May 1

The End of Term Archive: Collecting & Preserving the .gov Information Sphere

Description: In the fall of 2016, a group of institutions – Internet Archive, Library of Congress, CA Digital Library, and libraries from the University of North Texas, Stanford University, and George Washington University – organized to preserve a snapshot of the federal government website. This is the third time this End of Term (EOT) group has organized with the goals of identifying, harvesting, preserving, and providing access to a snapshot of the federal government web presence. They do this for two important reasons. The first is that the transition of elected officials in the federal government’s executive branch prompts a reset of sites like www.WhiteHouse.gov, so it’s critical to document the changes. The EOT group’s work also provides a broad snapshot of the federal domain once every four years; it’s replicated among a number of organizations for long-term preservation.

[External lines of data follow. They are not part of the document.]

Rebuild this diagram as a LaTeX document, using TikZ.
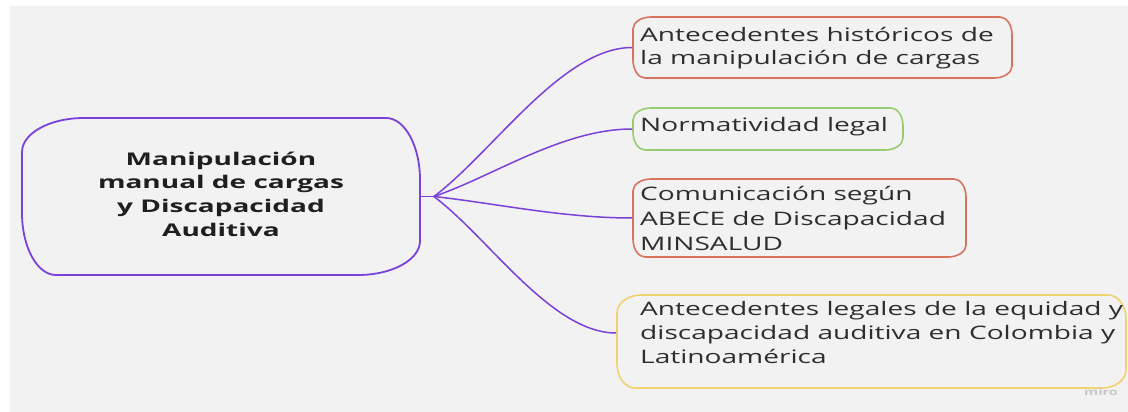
\documentclass[tikz,border=0pt]{standalone}
\usepackage{fontspec}
\newfontfamily\osans[FakeStretch=1.51]{Open Sans}
\newfontfamily\osansb[FakeStretch=1.60]{Open Sans}
\usetikzlibrary{calc}
\definecolor{bg}{HTML}{F2F2F2}
\definecolor{purp}{HTML}{7A42D8}
\definecolor{redb}{HTML}{D7735F}
\definecolor{greenb}{HTML}{98CC72}
\definecolor{yellowb}{HTML}{EED36E}
\definecolor{txt}{HTML}{2E2E2E}
\makeatletter
\tikzset{ellcorners/.code 2 args={\tikz@addoption{\pgfsetcornersarced{\pgfpoint{#1}{#2}}}}}
\makeatother
\tikzset{
  box/.style={draw, line width=1.6pt, inner sep=0pt},
  sub/.style={box, ellcorners={18pt}{12pt}},
  itemtext/.style={font=\osans\fontsize{18.6}{24}\selectfont, text=txt, align=left, anchor=base west, inner sep=0pt},
  conn/.style={draw=purp, line width=1.5pt},
}
\begin{document}
\begin{tikzpicture}[x=1pt, y=-1pt]
\useasboundingbox (0,0) rectangle (1128,412);
\fill[white] (0,0) rectangle (1128,412);
\fill[bg] (10,6.5) rectangle (1128,412);

% central node
\node[box, draw=purp, line width=1.8pt, ellcorners={62pt}{34pt}, minimum width=398pt, minimum height=157pt] (c) at (221,196.5) {};
\node[font=\osansb\bfseries\fontsize{17.5}{23.9}\selectfont, text=black!88, align=center, anchor=base, inner sep=0pt] (ct) at (221,236.7) {Manipulación\\manual de cargas\\y Discapacidad\\Auditiva};

% sub boxes
\node[sub, draw=redb, minimum width=379pt, minimum height=61pt] (b1) at (822.5,47.5) {};
\node[itemtext, font=\osans\fontsize{18.6}{23.4}\selectfont] (t1) at (640,65) {Antecedentes históricos de\\la manipulación de cargas};

\node[sub, draw=greenb, minimum width=270pt, minimum height=42pt] (b2) at (768,129) {};
\node[itemtext] (t2) at (640,131.7) {Normatividad legal};

\node[sub, draw=redb, minimum width=333pt, minimum height=78pt] (b3) at (799.5,218) {};
\node[itemtext, font=\osans\fontsize{18.6}{25}\selectfont] (t3) at (640,250) {Comunicación según\\ABECE de Discapacidad\\MINSALUD};

\node[box, draw=yellowb, ellcorners={24pt}{18pt}, minimum width=509pt, minimum height=93pt] (b4) at (871.5,341.5) {};
\node[itemtext] (t4) at (640,363.3) {Antecedentes legales de la equidad y\\discapacidad auditiva en Colombia y\\Latinoamérica};

% watermark
\node[font=\osans\bfseries\fontsize{9.5}{10}\selectfont, text=black!22, inner sep=0pt] (wm) at (1101,392) {miro};

% connectors
\coordinate (hub) at ($(c.east)+(13,0)$);
\coordinate (e4) at ($(b4.west)+(0,-8.5)$);
\draw[conn] (c.east) -- (hub);
\draw[conn] (hub) .. controls ($(hub)!0.3!(b1.west)$) and ($(b1.west)+(-70,0)$) .. (b1.west);
\draw[conn] (hub) .. controls ($(hub)!0.3!(b2.west)$) and ($(b2.west)+(-70,0)$) .. (b2.west);
\draw[conn] (hub) .. controls ($(hub)!0.3!(b3.west)$) and ($(b3.west)+(-70,0)$) .. (b3.west);
\draw[conn] (hub) .. controls ($(hub)!0.3!(e4)$) and ($(e4)+(-65,0)$) .. (e4);
\end{tikzpicture}
\end{document}
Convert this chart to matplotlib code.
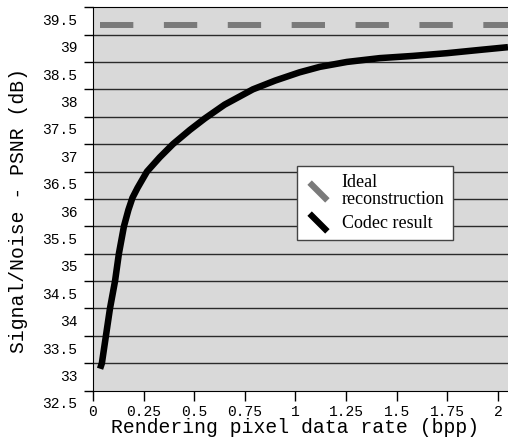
import numpy as np
import matplotlib.pyplot as plt
from matplotlib.lines import Line2D

# codec result curve
rate = [0.035, 0.044, 0.064, 0.084, 0.109, 0.128, 0.153, 0.175, 0.195, 0.22,
        0.245, 0.267, 0.33, 0.395, 0.479, 0.553, 0.65, 0.79, 0.9, 1.02,
        1.12, 1.254, 1.417, 1.58, 1.748, 1.911, 2.05]
psnr = [32.9, 33.0, 33.5, 34.0, 34.5, 35.0, 35.5, 35.8, 36.02, 36.2,
        36.36, 36.5, 36.76, 37.0, 37.26, 37.47, 37.72, 38.0, 38.16, 38.31,
        38.41, 38.5, 38.57, 38.61, 38.66, 38.72, 38.77]

# ideal reconstruction level
ideal_rate = [0.035, 2.05]
ideal_psnr = [39.17, 39.17]

xticks = [0, 0.25, 0.5, 0.75, 1, 1.25, 1.5, 1.75, 2]
xticklabels = ['0', '0.25', '0.5', '0.75', '1', '1.25', '1.5', '1.75', '2']
yticks = np.arange(32.5, 39.51, 0.5)
yticklabels = ['32.5', '33', '33.5', '34', '34.5', '35', '35.5', '36', '36.5',
               '37', '37.5', '38', '38.5', '39', '39.5']

plt.rcParams['lines.scale_dashes'] = False
mono = 'Liberation Mono'

fig = plt.figure(figsize=(5.08, 4.48), dpi=100)
ax = fig.add_axes([0.183, 0.128, 0.817, 0.856])
ax.set_facecolor('#d9d9d9')

for yv in yticks[1:-1]:
    ax.axhline(yv, color='#2a2a2a', lw=1, zorder=1)

ax.plot(ideal_rate, ideal_psnr, color='#7a7a7a', lw=4.3, linestyle=(0, (24, 22)),
        solid_capstyle='butt', zorder=2)
ax.plot(rate, psnr, color='black', lw=4.7, solid_capstyle='butt',
        solid_joinstyle='round', zorder=3)

ax.set_xlim(0, 2.05)
ax.set_ylim(32.5, 39.5)
ax.set_xticks(xticks)
ax.set_xticklabels(xticklabels, family=mono, fontsize=10.5)
ax.set_yticks(yticks)
ax.set_yticklabels([])
ax.tick_params(axis='x', length=7.5, width=1, pad=3)
ax.tick_params(axis='y', length=6.5, width=1)
ax.spines['right'].set_visible(False)

# the y labels sit half a step below their tick marks
for yv, lab in zip(yticks, yticklabels):
    ax.text(-0.038, yv - 0.25, lab, transform=ax.get_yaxis_transform(),
            ha='right', va='center', family=mono, fontsize=10.5, clip_on=False)

ax.set_xlabel('Rendering pixel data rate (bpp)', family=mono, fontsize=14.2)
ax.xaxis.set_label_coords(0.487, -0.072)
ax.set_ylabel('Signal/Noise - PSNR (dB)', family=mono, fontsize=14.2)
ax.yaxis.set_label_coords(-0.157, 0.47)

mk = [(-1, 0.6), (-0.6, 1), (1, -0.6), (0.6, -1), (-1, 0.6)]
handles = [Line2D([], [], ls='none', marker=mk, markersize=16, color='#7a7a7a', mew=0),
           Line2D([], [], ls='none', marker=mk, markersize=16, color='black', mew=0)]
leg = fig.legend(handles, ['Ideal\nreconstruction', 'Codec result'],
                 loc='upper left', bbox_to_anchor=(0.585, 0.629),
                 prop={'family': 'Liberation Serif', 'size': 13},
                 fancybox=False, framealpha=1, edgecolor='#444444',
                 handlelength=1.4, handletextpad=0.62, borderpad=0.45,
                 labelspacing=0.4, borderaxespad=0)
leg.get_frame().set_linewidth(1)
for t in leg.get_texts():
    t.set_linespacing(0.95)

fig.savefig('out.png', dpi=100)
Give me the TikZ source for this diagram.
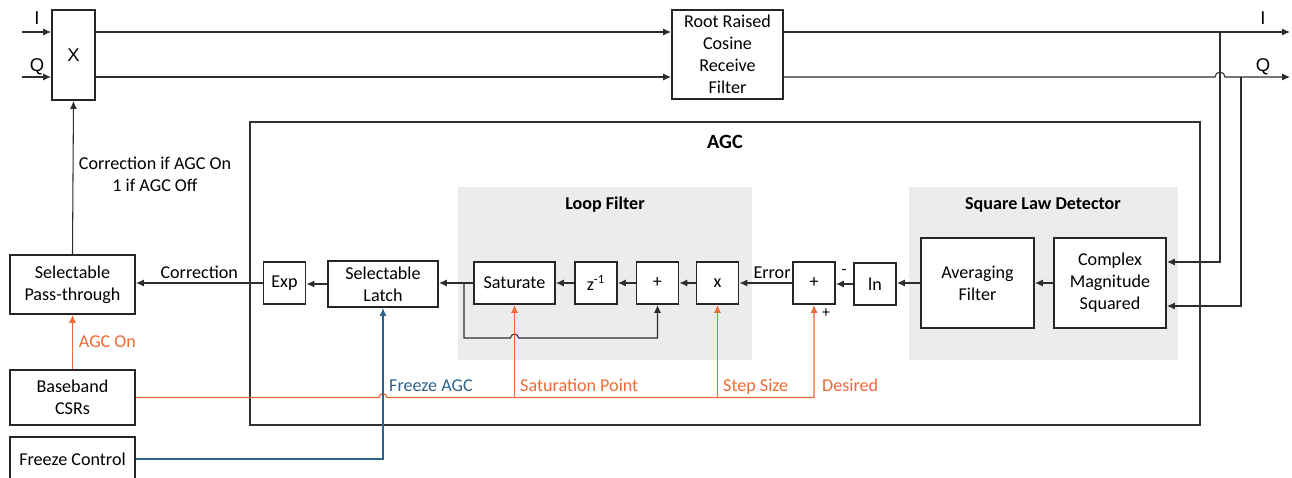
\documentclass[tikz,border=0pt]{standalone}
\usepackage{fontspec}
\setmainfont{Carlito}
\newfontfamily\arialfont{Liberation Sans}
\usetikzlibrary{arrows.meta}
\definecolor{csrorange}{RGB}{237,106,52}
\definecolor{frzblue}{RGB}{46,100,140}
\definecolor{panelgray}{RGB}{235,236,236}
\definecolor{linegray}{RGB}{45,45,45}

\begin{document}
\begin{tikzpicture}[x=0.02cm, y=-0.02cm, >={Latex[length=4.5pt,width=4pt]},
        font=\fontsize{10.3}{12.5}\selectfont,
        blk/.style={draw=black!85, line width=1.1pt, fill=white, align=center, inner sep=1pt},
        small/.style={blk, minimum width=0.84cm, minimum height=0.84cm},
        wire/.style={draw=linegray, line width=0.6pt},
        csrline/.style={draw=csrorange, line width=0.7pt},
        frzline/.style={draw=frzblue, line width=0.7pt},
        title/.style={font=\bfseries\fontsize{10.3}{12.5}\selectfont},
        iq/.style={font=\arialfont\fontsize{10.5}{12}\selectfont}]
        \useasboundingbox (0,0) rectangle (1292,477);

        % AGC frame and panels
        \draw[line width=0.6pt, draw=black!80] (250,122) rectangle (1200,425);
        \node[font=\bfseries\fontsize{11.5}{13}\selectfont] (agctitle) at (725,142) {AGC};
        \fill[panelgray] (458,187) rectangle (752,360);
        \node[title] (lftitle) at (605,205) {Loop Filter};
        \fill[panelgray] (909,187) rectangle (1178,360);
        \node[title] (sldtitle) at (1043,205) {Square Law Detector};

        % blocks
        \node[blk, iq, minimum width=0.86cm, minimum height=1.8cm] (mix) at (73.5,55) {X};
        \node[blk, minimum width=2.22cm, minimum height=1.78cm] (rrc) at (727.5,54.5) {Root Raised\\Cosine\\Receive\\Filter};
        \node[blk, minimum width=2.24cm, minimum height=1.8cm] (cms) at (1110,283) {Complex\\Magnitude\\Squared};
        \node[blk, minimum width=2.26cm, minimum height=1.8cm] (avg) at (977.5,283) {Averaging\\Filter};
        \node[small] (ln) at (875,284) {ln};
        \node[small] (sum) at (814,283) {+};
        \node[small] (mul) at (717.5,283) {x};
        \node[small] (add) at (657.5,283) {+};
        \node[small] (dly) at (596,283) {z\textsuperscript{-1}};
        \node[blk, minimum width=1.62cm, minimum height=0.84cm] (sat) at (514.5,283) {Saturate};
        \node[blk, minimum width=2.2cm, minimum height=0.92cm] (latch) at (383,284) {Selectable\\Latch};
        \node[small] (exp) at (284.5,283) {Exp};
        \node[blk, minimum width=2.5cm, minimum height=1.18cm] (pass) at (72.5,284.5) {Selectable\\Pass-through};
        \node[blk, minimum width=2.5cm, minimum height=1.1cm] (csr) at (72.5,397.5) {Baseband\\CSRs};
        \node[blk, minimum width=2.5cm, minimum height=0.88cm] (frz) at (72.5,459) {Freeze Control};

        % I/Q path
        \coordinate (iin) at (22,32);
        \coordinate (qin) at (22,77);
        \coordinate (iout) at (1290,32);
        \coordinate (qout) at (1290,77);
        \coordinate (itap) at (1220,32);
        \coordinate (qtap) at (1241,77);
        \node[iq] (ilbl) at (37,18) {I};
        \node[iq] (qlbl) at (37,67) {Q};
        \node[iq] (iolbl) at (1263,18) {I};
        \node[iq] (qolbl) at (1263,67) {Q};
        \draw[wire,->] (iin) -- (iin -| mix.west);
        \draw[wire,->] (qin) -- (qin -| mix.west);
        \draw[wire,->] (iin -| mix.east) -- (iin -| rrc.west);
        \draw[wire,->] (qin -| mix.east) -- (qin -| rrc.west);
        \draw[wire,->] (iin -| rrc.east) -- (iout);
        \draw[wire,->] (qin -| rrc.east) -- (1215,77) arc[start angle=180, end angle=0, radius=0.1cm] -- (qout);
        \draw[wire,->] (itap) |- ([yshift=0.42cm]cms.east);
        \draw[wire,->] (qtap) |- ([yshift=-0.46cm]cms.east);

        % AGC chain
        \draw[wire,->] (cms.west) -- (avg.east);
        \draw[wire,->] (avg.west) -- (avg.west -| ln.east);
        \draw[wire,->] (ln.west) -- (ln.west -| sum.east);
        \node[font=\fontsize{9}{10}\selectfont] (minus) at (844,272) {-};
        \node[font=\fontsize{9}{10}\selectfont] (plus) at (826,313) {+};
        \draw[wire,->] (sum.west) -- (mul.east) node[pos=0.38, above=-1pt] {Error};
        \draw[wire,->] (mul.west) -- (add.east);
        \draw[wire,->] (add.west) -- (dly.east);
        \draw[wire,->] (dly.west) -- (sat.east);
        \draw[wire,->] (sat.west) -- (sat.west -| latch.east);
        \coordinate (fb) at (464,283);
        \coordinate (fbl) at (464,338);
        \draw[wire,->] (fb) -- (fbl) -- (510.5,338) arc[start angle=180, end angle=0, radius=0.08cm]
            -- (add.south |- fbl) -- (add.south);
        \draw[wire,->] (latch.west) -- (latch.west -| exp.east);
        \draw[wire,->] (exp.west) -- (exp.west -| pass.east) node[midway, above=-1pt] {Correction};
        \draw[wire,->] (pass.north) -- (mix.south);
        \node[align=center] (corrlbl) at (155,174) {Correction if AGC On\\1 if AGC Off};

        % control inputs
        \draw[csrline,->] (csr.north) -- (pass.south) node[midway, right, text=csrorange] {AGC On};
        \draw[csrline,->] (csr.east) -- (379,397.5) arc[start angle=180, end angle=0, radius=0.08cm]
            -- (sum.south |- csr.east) -- (sum.south);
        \draw[csrline,->] (sat.south |- csr.east) -- (sat.south);
        \draw[csrline,->] (mul.south |- csr.east) -- (mul.south);
        \node[anchor=base west, text=csrorange] (satlbl) at (514,391) {Saturation Point};
        \node[anchor=base west, text=csrorange] (steplbl) at (717,391) {Step Size};
        \node[anchor=base west, text=csrorange] (deslbl) at (816,391) {Desired};
        \draw[frzline,->] (frz.east) -| (latch.south);
        \node[anchor=base west, text=frzblue] (frzlbl) at (383,391) {Freeze AGC};
\end{tikzpicture}
\end{document}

Jefferson Bailey from the Internet Archive and James Jacobs from Stanford University Libraries will discuss the project’s methods for identifying and selecting in-scope content, strategies for capturing web content, and access models for collected content. The two will highlight the challenges and opportunities of large-scale, distributed, multi-institutional, born-digital collecting and preservation efforts; how the project aligns with participant institutions collection mandates; the project’s importance for archiving historically-valuable but highly-ephemeral web content without a clear steward; and how the breadth and size of the EOT Web Archive informs both new methods of collaboration and new models for data-driven access and analysis by researchers. Our speakers will also discuss the project’s alliance with other government data preservation projects as well as ideas and future plans for long-term sustainable methods for collecting, preserving and maintaining the .gov information ecosystem.

James R. Jacobs, US Government Information Librarian at Stanford University Libraries

Jacobs (jrjacobs@stanford.edu) works on both traditional collection development and research support as well as digital projects like LOCKSS-USDOCS, End of Term Crawl and other Web harvesting projects. He received his MSLIS in 2002 from the University of Illinois at Urbana-Champaign. He is a member of ALA’s Government Documents Roundtable (GODORT) and served a 3 year term (2009 – 2012) on Depository Library Council to the Public Printer, including serving as DLC Chair from 2011–2012. He is a co-founder of Free Government Information (freegovinfo.info) and Radical Reference (radicalreference.info) and is on the board of Question Copyright, a 501(c)(3) non-profit organization that promotes a better public understanding of the history and effects of copyright, and encourages the development of alternatives to information monopolies.

More on James can be found at http://freegovinfo.info/node/972.

Jefferson Bailey Director, Web Archiving Programs

Jefferson joined Internet Archive in Summer 2014. Prior to joining IA, he worked on strategic initiatives, digital preservation, archives, and digital collections at institutions such as Metropolitan New York Library Council, Library of Congress, Brooklyn Public Library, and Frick Art Reference Library and has worked in the archives at NARA, NASA, and Atlantic Records. He has an MLIS in Archival Studies from University of Pittsburgh and a BA in English from Oberlin College. He once flew NASA’s Space Shuttle Simulator and caused, according to the flight engineer, “minor landing gear damage.” He has deaccessioned all records of this event from his personal archive.